There is one of these available on Ebay. Does anyone have anything to say about this model? It looks a bit big and clunky to me, but then I'm new to this game.


----------



## Jungle Jack (Jul 28, 2009)

Hello,
This is a pre HDMI receiver. If you are planning of using mostly DVD and TV it will work fine. If interested in Blu Ray, You might want to look elsewhere though it does have multichannel analog inputs so you can get the latest codecs (True HD and DTS-HD) through your Blu Ray Player if so equipped.
It does have PLII which is nice and 3 Coaxial and 3 Optical Digital Inputs along with THX Select Certification.
Cheers,
JJ


----------



## bayvista (Feb 3, 2010)

Thanks for that, JJ


----------



## palette (Mar 1, 2010)

is there a newer model that you would think works well? that may have HDMI?


----------



## Jungle Jack (Jul 28, 2009)

Hello,
Corey, what is your budget?
Cheers,
JJ


----------



## palette (Mar 1, 2010)

Jungle Jack said:


> Hello,
> Corey, what is your budget?
> Cheers,
> JJ


I wanted to stick to around $1500+/-

thanks for the feedback JJ


----------



## Jungle Jack (Jul 28, 2009)

Hello,
I would go with Onkyo's awesome TX-NR5007 B-Stock from Accessories4less: http://www.accessories4less.com/mak...Certified-9.2-Channel-Network-Receiver/1.html

If B-Stock's turn you off, Newegg is selling it for 200 Dollars more and you get a free iPod Dock:http://www.newegg.com/Product/Product.aspx?Item=N82E16882120139
Newegg is an Authorized Dealer as well.

It is available for 1100 Dollars off and at retail is a great value. It is a refurbished unit, but I have literally helped dozens of people build HT's based around B-Stock Onkyo's without a single problem. Every B-Stock I have seen look literally brand new as well.
Accessories4less is an Authorized Dealer and you get a 1 Year Warranty. I will point out that A-Stock units offer a 2 Year Warranty, but you can easily add an extended Warranty and still save 800 Dollars or more.

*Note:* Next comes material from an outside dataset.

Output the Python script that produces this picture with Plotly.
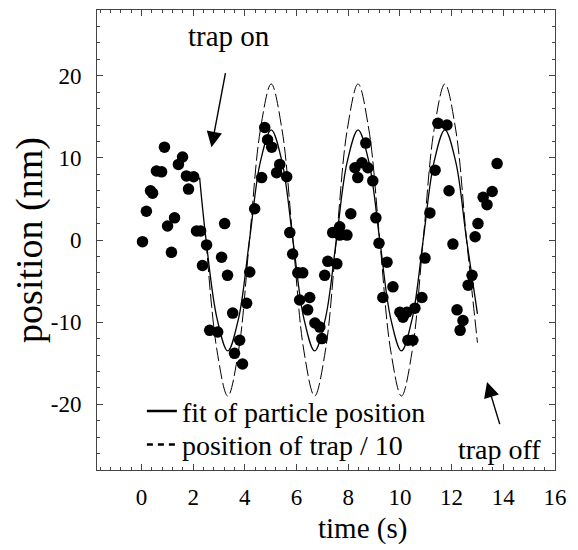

Here is a link to the 5007 page on Onkyo's Website:http://onkyousa.com/model.cfm?m=TX-NR5007&class=Receiver&p=i
Cheers,
JJ


----------



## palette (Mar 1, 2010)

Jungle Jack said:


> Hello,
> I would go with Onkyo's awesome TX-NR5007 B-Stock from Accessories4less: http://www.accessories4less.com/mak...Certified-9.2-Channel-Network-Receiver/1.html
> 
> If B-Stock's turn you off, Newegg is selling it for 200 Dollars more and you get a free iPod Dock:http://www.newegg.com/Product/Product.aspx?Item=N82E16882120139
> ...



Oh that is a great deal!!!
Unfortunately i cannot order it as they will not ship out of the US!!!!!
I'm located in Toronto, I have a friend that lives in Michigan but he is way for 2 weeks till the 12th so unless they have any left I'm SOL.


----------



## Jungle Jack (Jul 28, 2009)

Hello,
Accessories4less is one of the biggest suppliers of B-Stock Onkyo's in the Country so there is a good chance they will get more as it is a current Model. The Newegg price is pretty good too considering it is Brand New. And also includes a free iPod/iPhone Dock.

It is a shame NAFTA does not help us Consumers in terms of Customs, tariffs, etc.. Unfortunately, the prices seem so much higher up in Canada.

The TX-NR3007 is quite similar to the 5007. The biggest omission in the 3007 being the 32 bit Chipset and toroidal transformer in the 5007. Everything else is almost identical.
Cheers,
JJ


----------